La mattina del 4 agosto 1936 Luz si qualifica in scioltezza per la finale del salto in lungo. Il favorito all’oro, però, è il 23enne afro-americano Jesse Owens, nipote di schiavi dell’Alabama, cresciuto a Cleveland, in Ohio, già detentore di numerosi record, che a Berlino si appresta a fare la storia dell’atletica: vincerà ben 4 medaglie d’oro, mandando in frantumi i sogni di gloria di Hitler e facendo storcere il naso ai suoi stessi compatrioti, incapaci di accettare il colore della sua pelle.

La qualificazione si svolge in concomitanza con le batterie dei 200 m. piani: Ownes è impegnato in entrambe le specialità, e la contemporaneità dei due eventi lo distrae, facendogli rimediare due salti nulli.
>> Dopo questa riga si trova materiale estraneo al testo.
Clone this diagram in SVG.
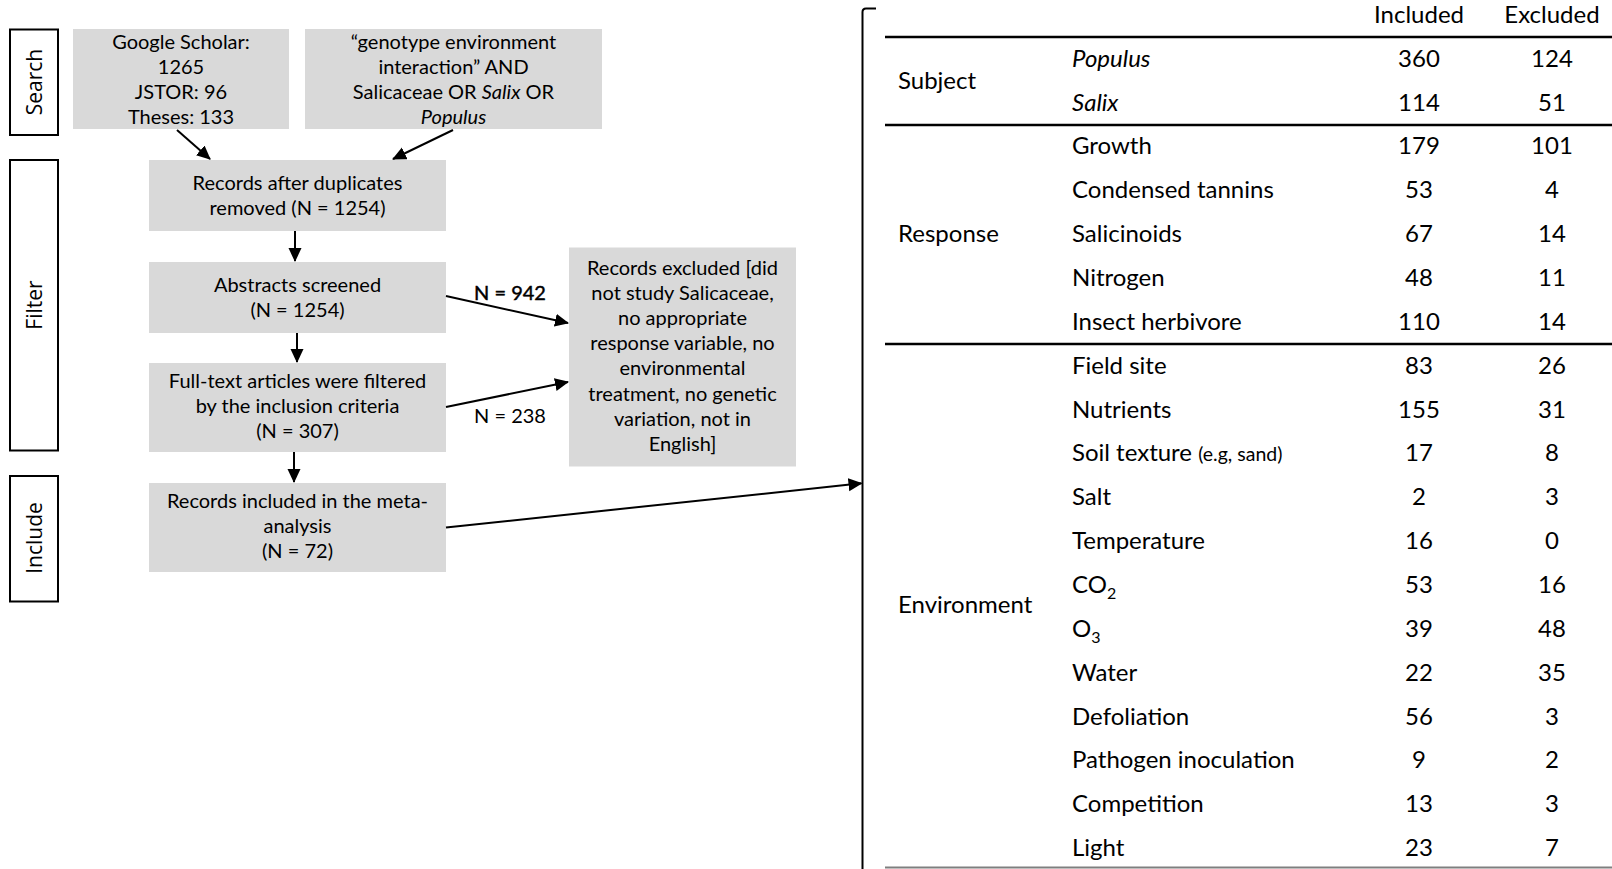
<svg xmlns="http://www.w3.org/2000/svg" width="1612" height="869" viewBox="0 0 1612 869">
<style>
.box{fill:#d9d9d9;stroke:none}
.lbl{fill:#fff;stroke:#000;stroke-width:2}
.t{font-family:Lato,"Liberation Sans",sans-serif;font-size:20px;fill:#000;text-anchor:middle}
.side{font-family:"Open Sans","Liberation Sans",sans-serif;font-size:21px;fill:#000;text-anchor:middle}
.tb{font-family:Lato,"Liberation Sans",sans-serif;font-size:24px;fill:#000}
.c{text-anchor:middle}
.i{font-style:italic}
.con{stroke:#000;stroke-width:2;fill:none}
.rule{stroke:#000;stroke-width:2.5}
</style>
<defs>
<marker id="arr" markerUnits="userSpaceOnUse" markerWidth="14" markerHeight="14" refX="13" refY="6.5" orient="auto">
<path d="M0,0 L14,6.5 L0,13 z" fill="#000"/>
</marker>
</defs>

<g id="stage-search">
<rect class="lbl" x="10" y="29.5" width="48" height="105.5"/>
<text class="side" transform="translate(42,82) rotate(-90)">Search</text>
</g>
<g id="stage-filter">
<rect class="lbl" x="10" y="160" width="48" height="290.5"/>
<text class="side" transform="translate(42,305) rotate(-90)">Filter</text>
</g>
<g id="stage-include">
<rect class="lbl" x="10" y="476" width="48" height="125.5"/>
<text class="side" transform="translate(42,538) rotate(-90)">Include</text>
</g>

<g id="node-sources">
<rect class="box" x="73" y="29" width="216" height="100"/>
<text class="t" x="181" y="49">Google Scholar:</text>
<text class="t" x="181" y="74">1265</text>
<text class="t" x="181" y="99">JSTOR: 96</text>
<text class="t" x="181" y="124">Theses: 133</text>
</g>
<g id="node-query">
<rect class="box" x="305" y="29" width="297" height="100"/>
<text class="t" x="453.5" y="49">“genotype environment</text>
<text class="t" x="453.5" y="74">interaction” AND</text>
<text class="t" x="453.5" y="99">Salicaceae OR <tspan class="i">Salix</tspan> OR</text>
<text class="t i" x="453.5" y="124">Populus</text>
</g>
<g id="node-dedup">
<rect class="box" x="149" y="160" width="297" height="71"/>
<text class="t" x="297.5" y="189.5">Records after duplicates</text>
<text class="t" x="297.5" y="214.5">removed (N = 1254)</text>
</g>
<g id="node-abstracts">
<rect class="box" x="149" y="262" width="297" height="71"/>
<text class="t" x="297.5" y="291.5">Abstracts screened</text>
<text class="t" x="297.5" y="316.5">(N = 1254)</text>
</g>
<g id="node-fulltext">
<rect class="box" x="149" y="363" width="297" height="89"/>
<text class="t" x="297.5" y="388">Full-text articles were filtered</text>
<text class="t" x="297.5" y="413">by the inclusion criteria</text>
<text class="t" x="297.5" y="438">(N = 307)</text>
</g>
<g id="node-included">
<rect class="box" x="149" y="483" width="297" height="89"/>
<text class="t" x="297.5" y="508">Records included in the meta-</text>
<text class="t" x="297.5" y="533">analysis</text>
<text class="t" x="297.5" y="558">(N = 72)</text>
</g>
<g id="node-excluded">
<rect class="box" x="569" y="247.5" width="227" height="219"/>
<text class="t" x="682.5" y="274.5">Records excluded [did</text>
<text class="t" x="682.5" y="299.7">not study Salicaceae,</text>
<text class="t" x="682.5" y="324.9">no appropriate</text>
<text class="t" x="682.5" y="350.1">response variable, no</text>
<text class="t" x="682.5" y="375.3">environmental</text>
<text class="t" x="682.5" y="400.5">treatment, no genetic</text>
<text class="t" x="682.5" y="425.7">variation, not in</text>
<text class="t" x="682.5" y="450.9">English]</text>
</g>

<g id="connectors">
<line class="con" x1="177" y1="130" x2="210" y2="159" marker-end="url(#arr)"/>
<line class="con" x1="453" y1="130" x2="393" y2="159" marker-end="url(#arr)"/>
<line class="con" x1="295" y1="231" x2="295" y2="261" marker-end="url(#arr)"/>
<line class="con" x1="297" y1="333" x2="297" y2="362" marker-end="url(#arr)"/>
<line class="con" x1="294" y1="452" x2="294" y2="482" marker-end="url(#arr)"/>
<line class="con" x1="446" y1="296" x2="568" y2="323" marker-end="url(#arr)"/>
<line class="con" x1="446" y1="407" x2="568" y2="382" marker-end="url(#arr)"/>
<line class="con" x1="446" y1="527.5" x2="861.5" y2="483.3" marker-end="url(#arr)"/>
<text class="t" x="510" y="299.5" style="stroke:#000;stroke-width:0.45">N = 942</text>
<text class="t" x="510" y="422.7">N = 238</text>
</g>

<g id="table">
<path d="M876,8.5 L866,8.5 Q862.5,8.5 862.5,12 L862.5,869" fill="none" stroke="#000" stroke-width="2"/>
<line class="rule" x1="885" y1="37" x2="1612" y2="37"/>
<line class="rule" x1="885" y1="125" x2="1612" y2="125"/>
<line class="rule" x1="885" y1="344" x2="1612" y2="344"/>
<line x1="885" y1="867.5" x2="1612" y2="867.5" stroke="#7f7f7f" stroke-width="2"/>
<g class="tb">
<text class="c" x="1419" y="23.3">Included</text>
<text class="c" x="1552" y="23.3">Excluded</text>
<text x="898" y="89.3">Subject</text>
<text x="898" y="242">Response</text>
<text x="898" y="613.3">Environment</text>

<text class="i" x="1072" y="66.7">Populus</text>
<text class="i" x="1072" y="110.5">Salix</text>
<text x="1072" y="154.4">Growth</text>
<text x="1072" y="198.3">Condensed tannins</text>
<text x="1072" y="242.1">Salicinoids</text>
<text x="1072" y="286">Nitrogen</text>
<text x="1072" y="329.8">Insect herbivore</text>
<text x="1072" y="373.7">Field site</text>
<text x="1072" y="417.5">Nutrients</text>
<text x="1072" y="461.4">Soil texture <tspan style="font-size:19.5px">(e.g, sand)</tspan></text>
<text x="1072" y="505.2">Salt</text>
<text x="1072" y="549.1">Temperature</text>
<text x="1072" y="592.9">CO<tspan dy="6" style="font-size:16px">2</tspan></text>
<text x="1072" y="636.8">O<tspan dy="6" style="font-size:16px">3</tspan></text>
<text x="1072" y="680.6">Water</text>
<text x="1072" y="724.5">Defoliation</text>
<text x="1072" y="768.3">Pathogen inoculation</text>
<text x="1072" y="812.2">Competition</text>
<text x="1072" y="856">Light</text>

<text class="c" x="1419" y="66.7">360</text><text class="c" x="1552" y="66.7">124</text>
<text class="c" x="1419" y="110.5">114</text><text class="c" x="1552" y="110.5">51</text>
<text class="c" x="1419" y="154.4">179</text><text class="c" x="1552" y="154.4">101</text>
<text class="c" x="1419" y="198.3">53</text><text class="c" x="1552" y="198.3">4</text>
<text class="c" x="1419" y="242.1">67</text><text class="c" x="1552" y="242.1">14</text>
<text class="c" x="1419" y="286">48</text><text class="c" x="1552" y="286">11</text>
<text class="c" x="1419" y="329.8">110</text><text class="c" x="1552" y="329.8">14</text>
<text class="c" x="1419" y="373.7">83</text><text class="c" x="1552" y="373.7">26</text>
<text class="c" x="1419" y="417.5">155</text><text class="c" x="1552" y="417.5">31</text>
<text class="c" x="1419" y="461.4">17</text><text class="c" x="1552" y="461.4">8</text>
<text class="c" x="1419" y="505.2">2</text><text class="c" x="1552" y="505.2">3</text>
<text class="c" x="1419" y="549.1">16</text><text class="c" x="1552" y="549.1">0</text>
<text class="c" x="1419" y="592.9">53</text><text class="c" x="1552" y="592.9">16</text>
<text class="c" x="1419" y="636.8">39</text><text class="c" x="1552" y="636.8">48</text>
<text class="c" x="1419" y="680.6">22</text><text class="c" x="1552" y="680.6">35</text>
<text class="c" x="1419" y="724.5">56</text><text class="c" x="1552" y="724.5">3</text>
<text class="c" x="1419" y="768.3">9</text><text class="c" x="1552" y="768.3">2</text>
<text class="c" x="1419" y="812.2">13</text><text class="c" x="1552" y="812.2">3</text>
<text class="c" x="1419" y="856">23</text><text class="c" x="1552" y="856">7</text>
</g>
</g>
</svg>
L’eliminazione sembra a un passo e Hitler pregusta già il trionfo del suo “ariano”. Ma Long manda a monte il suo piano, dando mostra di grande sportività.

L’atleta tedesco, infatti, si avvicina a Owens, ricordandogli, nel suo inglese dal forte accento tedesco, che uno come lui, con le sue grandi potenzialità, si dovrebbe qualificare a occhi chiusi. Long gli suggerisce, quindi, di staccare 20 cm prima della linea di battuta e gli indica il punto esatto poggiando un fazzoletto di fianco alla pedana, proprio all’altezza dell’ideale punto di stacco.

Owens segue il consiglio del rivale e si qualifica per la finale del pomeriggio. Long è il primo a congratularsi con l’atleta americano, sia in occasione della qualificazione, sia dopo la vittoria in finale del rivale che conquista la medaglia d’oro e lascia a lui il secondo piazzamento.

Tra i due nasce una profonda amicizia sancita dalle strette di mano e dagli abbracci sinceri di quei primi istanti, e che si consolida nei giorni successivi, quando i due prendono l’abitudine di incontrarsi e parlare nel villaggio olimpico. Un’amicizia che resiste al tempo e alla distanza, come dimostra il loro scambio epistolare, e che il regime nazista cerca di censurare dai filmati originali dell’epoca. E per la quale Long, anni dopo, sarà punito.

Dopo le Olimpiadi del ’36, il destino sembra essere benevolo per Long: nel 1939, finiti gli studi di legge, diventa avvocato, e nel 1941 si sposa; dall’unione, poco dopo, nasce il figlio Kai. Nel 1942, però, l’ex campione è richiamato alle armi come ufficiale della Luftwaffe e spedito in prima linea, a espiare la colpa per quello smacco mai dimenticato commesso ai danni della “sacra” immagine del regime.

Nell’aprile del 1943 viene assegnato alla divisione Herman Göring e il mese successivo è inviato in Sicilia. Poco dopo lo sbarco degli Alleati sull’isola, Long rimane gravemente ferito negli scontri a sud di Caltagirone. Viene catturato e trasferito in un ospedale da campo inglese a San Pietro Clarenza, dove i medici militari, però, non possono far altro che constatarne il decesso. Era il 14 luglio 1943.

Long è morto vestendo la divisa di quel regime nazista del quale non condivideva obiettivi e ideologia, così in antitesi con la sua sensibilità e nobiltà d’animo, lontano anni luce dal fanatismo e dalle crudeltà della Germania di quegli anni. Come dimostrano le parole che nel 1932 affida a una lettera inviata alla nonna: “Tutte le nazioni del mondo hanno i propri eroi, i semiti così come gli ariani. E ognuna di loro dovrebbe abbandonare l’arroganza di sentirsi una razza superiore”.

Sulla lapide sotto la quale riposano i suoi resti, accanto al suo nome, è posta oggi una pietra, un piccolo simbolo (che ricorda l’usanza ebraica di lasciare, al posto dei fiori, un ciottolo sulle tombe dei defunti), per dimostrare che la sua storia non è stata dimenticata. E il messaggio di pace e fratellanza del quale è stato promotore in vita, arriva, suo malgrado, anche attraverso il suo luogo di sepoltura. Perché, come riporta la targa posta all’entrata del cimitero militare germanico di Motta Sant’Anastasia, “i sepolcri dei caduti sono i grandi predicatori della pace” (Albert Schweitzer, premio Nobel per la pace).